The fashion of an artist is a subject I ponder often. Whether or not an artist is fashion conscious, it’s safe to say most of us non-nudists have to make decisions about whatever it is we cover ourselves in to face the day. The PBS video I watched had a series short interviews with a diverse group of artists about their style. WK Interact, an artist working in NYC, chooses to wear mostly black because he feels the color suits his "black and white city". Wearing only black is a simple way to dress, but this style choice still reflects Interact's attraction to functionality. Interact’s involvement in street art is apparent in influences his outfits, or as he likes to call them, "his gear". Dressing in black is a way for Interact to blend in with his surroundings and go unnoticed while creating his illegal art. I was really excited to see Tara McPherson talk about her fashion in comparison to her art. I am attracted to Tara's painting style because it is so idealistic. She talks about her interest in the precision of applying make-up and how it directly relates to her painting style. 

After watching Tara McPherson talk about her art and how it relates to her fashion, I thought that I would experiment with her painting style for my piece this week. I always liked Tara's paintings because even if the subject matter is disturbing at first glance, her images are always pretty. Tara's cartoon-like quality and imaginative colors make me happy just because they do. I related to Tara's comments on fashion and surrounding herself with beautiful things. My usual painting style isn't much like hers, so it was fun to play with arbitrary colors and subtle value work.

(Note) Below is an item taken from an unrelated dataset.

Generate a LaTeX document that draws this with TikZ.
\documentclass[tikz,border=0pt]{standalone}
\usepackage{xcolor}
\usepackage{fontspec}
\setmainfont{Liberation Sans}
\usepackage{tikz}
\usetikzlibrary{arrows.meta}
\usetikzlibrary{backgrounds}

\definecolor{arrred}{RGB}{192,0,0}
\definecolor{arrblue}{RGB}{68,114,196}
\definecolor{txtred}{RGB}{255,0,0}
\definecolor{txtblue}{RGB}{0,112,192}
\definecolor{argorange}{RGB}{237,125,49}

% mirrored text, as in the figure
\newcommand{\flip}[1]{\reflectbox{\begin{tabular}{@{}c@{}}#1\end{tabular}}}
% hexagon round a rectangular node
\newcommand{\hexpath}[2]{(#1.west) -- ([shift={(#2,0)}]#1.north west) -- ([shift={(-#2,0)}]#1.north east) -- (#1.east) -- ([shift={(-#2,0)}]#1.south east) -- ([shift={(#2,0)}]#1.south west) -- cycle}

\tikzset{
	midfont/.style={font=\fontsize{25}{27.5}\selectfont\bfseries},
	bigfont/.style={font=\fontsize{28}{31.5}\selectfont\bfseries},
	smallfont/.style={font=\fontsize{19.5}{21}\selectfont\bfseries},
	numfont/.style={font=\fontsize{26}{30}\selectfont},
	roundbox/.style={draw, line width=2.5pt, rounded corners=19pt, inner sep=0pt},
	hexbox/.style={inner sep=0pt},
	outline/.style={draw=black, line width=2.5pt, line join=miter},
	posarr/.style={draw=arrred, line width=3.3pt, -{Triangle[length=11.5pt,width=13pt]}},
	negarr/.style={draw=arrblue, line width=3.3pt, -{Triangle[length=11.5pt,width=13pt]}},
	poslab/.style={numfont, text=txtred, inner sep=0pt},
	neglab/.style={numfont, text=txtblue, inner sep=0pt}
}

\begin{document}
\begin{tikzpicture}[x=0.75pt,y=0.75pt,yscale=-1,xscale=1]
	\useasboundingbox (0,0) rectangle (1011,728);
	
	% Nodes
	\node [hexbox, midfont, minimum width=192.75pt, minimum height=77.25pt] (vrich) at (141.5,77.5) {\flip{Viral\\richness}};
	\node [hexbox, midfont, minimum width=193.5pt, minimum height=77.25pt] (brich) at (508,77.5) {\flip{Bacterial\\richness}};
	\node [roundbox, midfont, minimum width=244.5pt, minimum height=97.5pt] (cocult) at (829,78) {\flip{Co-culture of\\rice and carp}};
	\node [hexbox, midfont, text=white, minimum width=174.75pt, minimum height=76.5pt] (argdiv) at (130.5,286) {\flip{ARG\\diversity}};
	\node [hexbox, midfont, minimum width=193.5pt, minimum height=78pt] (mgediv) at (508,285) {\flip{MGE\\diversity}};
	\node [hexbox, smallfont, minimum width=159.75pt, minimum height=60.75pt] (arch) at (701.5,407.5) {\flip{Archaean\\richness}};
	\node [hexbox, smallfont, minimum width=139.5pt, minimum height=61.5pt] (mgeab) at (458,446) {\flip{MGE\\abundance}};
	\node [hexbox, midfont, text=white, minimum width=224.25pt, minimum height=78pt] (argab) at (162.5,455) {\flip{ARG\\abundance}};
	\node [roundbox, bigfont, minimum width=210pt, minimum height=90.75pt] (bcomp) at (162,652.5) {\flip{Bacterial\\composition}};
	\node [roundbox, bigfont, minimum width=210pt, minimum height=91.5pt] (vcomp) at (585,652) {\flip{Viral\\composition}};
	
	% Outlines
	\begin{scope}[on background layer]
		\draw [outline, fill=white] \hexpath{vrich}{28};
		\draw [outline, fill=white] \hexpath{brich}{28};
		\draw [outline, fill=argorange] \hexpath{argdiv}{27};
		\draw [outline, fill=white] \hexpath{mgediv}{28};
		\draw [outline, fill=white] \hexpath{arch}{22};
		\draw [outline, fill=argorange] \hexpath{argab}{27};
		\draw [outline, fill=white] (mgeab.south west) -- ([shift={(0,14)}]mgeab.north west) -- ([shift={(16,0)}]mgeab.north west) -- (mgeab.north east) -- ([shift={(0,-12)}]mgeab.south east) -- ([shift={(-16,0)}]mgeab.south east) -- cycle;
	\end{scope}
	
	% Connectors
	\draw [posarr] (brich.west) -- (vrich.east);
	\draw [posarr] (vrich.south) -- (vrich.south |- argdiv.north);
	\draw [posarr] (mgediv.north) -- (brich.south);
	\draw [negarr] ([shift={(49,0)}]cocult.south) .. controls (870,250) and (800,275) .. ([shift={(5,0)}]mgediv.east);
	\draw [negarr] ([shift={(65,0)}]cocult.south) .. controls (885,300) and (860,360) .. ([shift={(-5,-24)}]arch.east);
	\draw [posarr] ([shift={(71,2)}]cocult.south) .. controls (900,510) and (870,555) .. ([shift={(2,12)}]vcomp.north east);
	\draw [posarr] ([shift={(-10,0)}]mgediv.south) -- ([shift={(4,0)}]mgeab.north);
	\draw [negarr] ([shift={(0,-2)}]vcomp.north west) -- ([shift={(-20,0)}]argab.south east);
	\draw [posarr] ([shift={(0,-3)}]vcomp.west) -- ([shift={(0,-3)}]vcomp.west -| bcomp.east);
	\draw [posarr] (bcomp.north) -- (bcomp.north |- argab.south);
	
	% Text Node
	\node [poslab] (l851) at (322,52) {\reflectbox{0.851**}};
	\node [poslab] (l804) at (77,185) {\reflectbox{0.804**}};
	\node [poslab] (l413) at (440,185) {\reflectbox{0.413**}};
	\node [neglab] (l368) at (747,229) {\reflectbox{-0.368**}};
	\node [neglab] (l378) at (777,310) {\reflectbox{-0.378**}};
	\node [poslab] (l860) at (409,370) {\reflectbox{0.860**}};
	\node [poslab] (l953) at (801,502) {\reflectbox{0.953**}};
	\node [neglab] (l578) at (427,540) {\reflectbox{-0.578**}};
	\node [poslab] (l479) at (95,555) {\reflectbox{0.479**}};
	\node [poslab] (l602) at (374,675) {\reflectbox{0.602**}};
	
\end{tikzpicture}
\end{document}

If you are like me, you use your outward appearance as a creative outlet. Having fun with clothes and accessories is, in my opinion, the easiest form of self-expression. Of course if you aren’t confident it shows, but that is a whole other issue. While skimming over the philosophy of aesthetics provided in the link above I took a primary interest in the theories on expression. These theories, being of the philosophical nature, have flaws. They also have logical arguments that resonate with my own thoughts on the subject. Listening to music is the best scenario I can put myself in to imagine exactly what happens to the music on its journey through my cognitive processes. When an individual listens to music they can feel the intended emotions even though these reactions are filtered through their own experiences. The listener doesn’t have to know the life of the artist to experience an emotion that the artist intended to produce. The example of music’s expressive qualities was by far the most popular in the dialogue on expression. Perhaps it is the passage of time involved with musical pieces that intrigues me.

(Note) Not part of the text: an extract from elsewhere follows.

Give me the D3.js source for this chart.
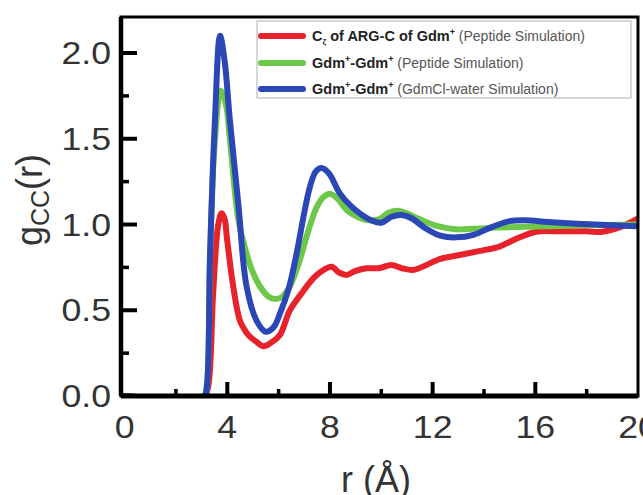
<!DOCTYPE html>
<html><head><meta charset="utf-8">
<script src="https://cdn.jsdelivr.net/npm/d3@7"></script>
<style>body{margin:0;background:#fff}svg{display:block}</style>
</head><body><svg id="c" width="643" height="495"></svg>
<script>
// ---- data ----
const xTicks = [0, 4, 8, 12, 16, 20];
const xMinorTicks = [2, 6, 10, 14, 18];
const yTicks = [0.0, 0.5, 1.0, 1.5, 2.0];
const yMinorTicks = [0.25, 0.75, 1.25, 1.75];

const rBlue = [0,3.1,3.2,3.33,3.52,3.72,3.9,4.1,4.43,4.75,5.14,5.5,5.8,6.05,6.4,6.7,7.0,7.22,7.45,7.67,7.95,8.39,8.8,9.16,9.6,10.0,10.4,10.8,11.2,11.7,12.3,12.9,13.6,14.3,15.0,15.6,16.5,17.8,19,20];
const gBlue = [0,0,0.05,0.83,1.61,2.10,1.95,1.61,1.12,0.64,0.44,0.375,0.40,0.48,0.63,0.83,1.07,1.22,1.31,1.33,1.30,1.18,1.11,1.065,1.025,1.01,1.045,1.055,1.035,0.98,0.935,0.925,0.94,0.985,1.02,1.025,1.015,1.003,0.995,0.99];

const rGreen = [0,3.1,3.2,3.33,3.5,3.75,3.95,4.1,4.43,4.75,5.0,5.27,5.6,5.86,6.15,6.44,6.8,7.09,7.48,7.75,8.0,8.3,8.65,9.0,9.42,9.9,10.3,10.65,11.0,11.5,12.2,12.9,13.6,14.5,15.3,16.5,18,20];
const gGreen = [0,0,0.05,0.8,1.45,1.78,1.7,1.50,1.03,0.83,0.72,0.64,0.58,0.565,0.58,0.64,0.78,0.93,1.10,1.16,1.18,1.15,1.085,1.05,1.026,1.03,1.07,1.08,1.065,1.03,0.99,0.972,0.975,0.982,0.985,0.99,0.995,1.0];

const rRed = [0,3.1,3.25,3.45,3.65,3.78,3.9,3.98,4.23,4.49,4.7,4.88,5.1,5.4,5.7,6.05,6.44,6.9,7.35,7.7,8.06,8.35,8.65,9.0,9.42,9.9,10.4,10.8,11.24,11.7,12.3,13.05,13.8,14.6,15.3,16.04,17,18,18.6,19.3,20];
const gRed = [0,0,0.05,0.6,1.0,1.065,1.03,0.93,0.64,0.44,0.38,0.346,0.32,0.29,0.31,0.356,0.50,0.60,0.686,0.73,0.754,0.72,0.706,0.73,0.745,0.745,0.764,0.745,0.735,0.76,0.80,0.822,0.845,0.871,0.92,0.958,0.96,0.96,0.958,0.985,1.036];

const seriesNames = ["red", "green", "blue"];
const seriesColors = ["#e8222b", "#6cc74a", "#2b47b5"];

// ---- layout ----
const svg = d3.select("#c");
const X0 = 121, X1 = 638, Y0 = 17, Y1 = 396;
const x = d3.scaleLinear().domain([-0.14, 20]).range([X0, X1]);
const y = d3.scaleLinear().domain([0, 2.21]).range([Y1, Y0]);
const font = "'Liberation Sans', Arial, sans-serif";

// curves
const series = [
  {r: rRed, g: gRed, c: seriesColors[0]},
  {r: rGreen, g: gGreen, c: seriesColors[1]},
  {r: rBlue, g: gBlue, c: seriesColors[2]}
];
const line = d3.line().x(d => x(d[0])).y(d => y(d[1])).curve(d3.curveCatmullRom.alpha(0.5));
const clip = svg.append("clipPath").attr("id","pc").append("rect")
  .attr("x", X0).attr("y", Y0).attr("width", X1 - X0).attr("height", Y1 - Y0 + 2);
series.forEach(s => {
  svg.append("path").datum(s.r.map((v,i)=>[v, s.g[i]]))
    .attr("d", line).attr("fill","none").attr("stroke", s.c)
    .attr("stroke-width", 6).attr("stroke-linejoin","round").attr("stroke-linecap","round")
    .attr("clip-path","url(#pc)");
});

// frame
svg.append("rect").attr("x", X0).attr("y", Y0).attr("width", X1 - X0).attr("height", Y1 - Y0)
  .attr("fill","none").attr("stroke","#000").attr("stroke-width",3);
svg.append("line").attr("x1", X0).attr("x2", X1).attr("y1", Y1).attr("y2", Y1).attr("stroke","#000").attr("stroke-width",5);
svg.append("line").attr("x1", X0).attr("x2", X0).attr("y1", Y0).attr("y2", Y1).attr("stroke","#000").attr("stroke-width",4.5);

// ticks (inward)
const gx = svg.append("g");
xTicks.filter(v => v > 0 && v < 20).forEach(v => gx.append("line").attr("x1", x(v)).attr("x2", x(v)).attr("y1", Y1).attr("y2", Y1 - 14).attr("stroke","#000").attr("stroke-width",4));
xMinorTicks.forEach(v => gx.append("line").attr("x1", x(v)).attr("x2", x(v)).attr("y1", Y1).attr("y2", Y1 - 7).attr("stroke","#000").attr("stroke-width",3.5));
yTicks.filter(v => v > 0).forEach(v => gx.append("line").attr("x1", X0).attr("x2", X0 + 16).attr("y1", y(v)).attr("y2", y(v)).attr("stroke","#000").attr("stroke-width",4));
yMinorTicks.forEach(v => gx.append("line").attr("x1", X0).attr("x2", X0 + 8).attr("y1", y(v)).attr("y2", y(v)).attr("stroke","#000").attr("stroke-width",3.5));

// tick labels (slightly wide glyphs as in reference)
xTicks.forEach(v => {
  svg.append("text").attr("transform", `translate(${x(v)},438) scale(1.15,1)`)
    .attr("text-anchor","middle").attr("font-family", font).attr("font-size", 31).attr("fill","#333").text(v);
});
yTicks.forEach(v => {
  svg.append("text").attr("transform", `translate(111,${y(v) + 11}) scale(1.15,1)`)
    .attr("text-anchor","end").attr("font-family", font).attr("font-size", 31).attr("fill","#333").text(v.toFixed(1));
});

// axis titles
const yl = svg.append("text").attr("transform","translate(42,200) rotate(-90)")
  .attr("text-anchor","middle").attr("font-family", font).attr("font-size", 36).attr("fill","#333");
yl.append("tspan").text("g");
yl.append("tspan").attr("font-size", 25).attr("dy", 7).text("CC");
yl.append("tspan").attr("dy", -7).text("(r)");

svg.append("text").attr("x", 376).attr("y", 492).attr("text-anchor","middle")
  .attr("font-family", font).attr("font-size", 36).attr("fill","#333").text("r (Å)");

// legend
svg.append("rect").attr("x", 257).attr("y", 21).attr("width", 374).attr("height", 77)
  .attr("fill","#fff").attr("stroke","#bbb").attr("stroke-width",1.2);
const legendRows = [
  {y: 36, main: [["C",0],["ζ",1],[" of ARG-C of Gdm",0],["+",2]], sub: " (Peptide Simulation)"},
  {y: 63, main: [["Gdm",0],["+",2],["-Gdm",0],["+",2]], sub: " (Peptide Simulation)"},
  {y: 89, main: [["Gdm",0],["+",2],["-Gdm",0],["+",2]], sub: " (GdmCl-water Simulation)"}
];
legendRows.forEach((row, i) => {
  svg.append("line").attr("x1", 261).attr("x2", 303).attr("y1", row.y).attr("y2", row.y)
    .attr("stroke", seriesColors[i]).attr("stroke-width", 6).attr("stroke-linecap","round");
  const t = svg.append("text").attr("x", 312).attr("y", row.y + 5)
    .attr("font-family", font).attr("font-size", 14.5).attr("fill","#222");
  row.main.forEach(([s, k]) => {
    const ts = t.append("tspan").attr("font-weight","bold").text(s);
    if (k === 1) ts.attr("font-size", 8).attr("baseline-shift", "-3");
    if (k === 2) ts.attr("font-size", 9).attr("baseline-shift", "6");
  });
  t.append("tspan").attr("fill","#555").attr("font-size", 14).text(row.sub);
});
</script></body></html>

The meanings of words change over time in a culture. The top words of 2011 mentioned in Toure’s article were occupy, winning, humblebrag, and tebowing. Occupy and winning were definitely the words that I came in most contact with. I work less than a block away from Occupy Louisville. Customers that come into our deli are usually business-types with their suits and expensive umbrellas or they are cops. The opinions of our customers were mostly the same; the “hobos” were bothersome and they weren’t accomplishing anything. The police and the surrounding offices’ employees weren’t happy with occupy, but no one was furious. Occupy was a joke in the beginning and eventually no one cared to talk about the movement at all. There is a serious problem with our economy and the movement to fight the existing system. Another serious problem is Charlie Sheen’s drug addiction and manic-depressive behavior, but don’t worry. We made a joke out of his problems too. “Winning!” popped up somewhere on my newsfeed often, usually in a sarcastic complaint. Maybe to overuse of these words reveals a trend of laziness. Certainly it takes much less energy to laugh off issues instead of seriously considering solutions.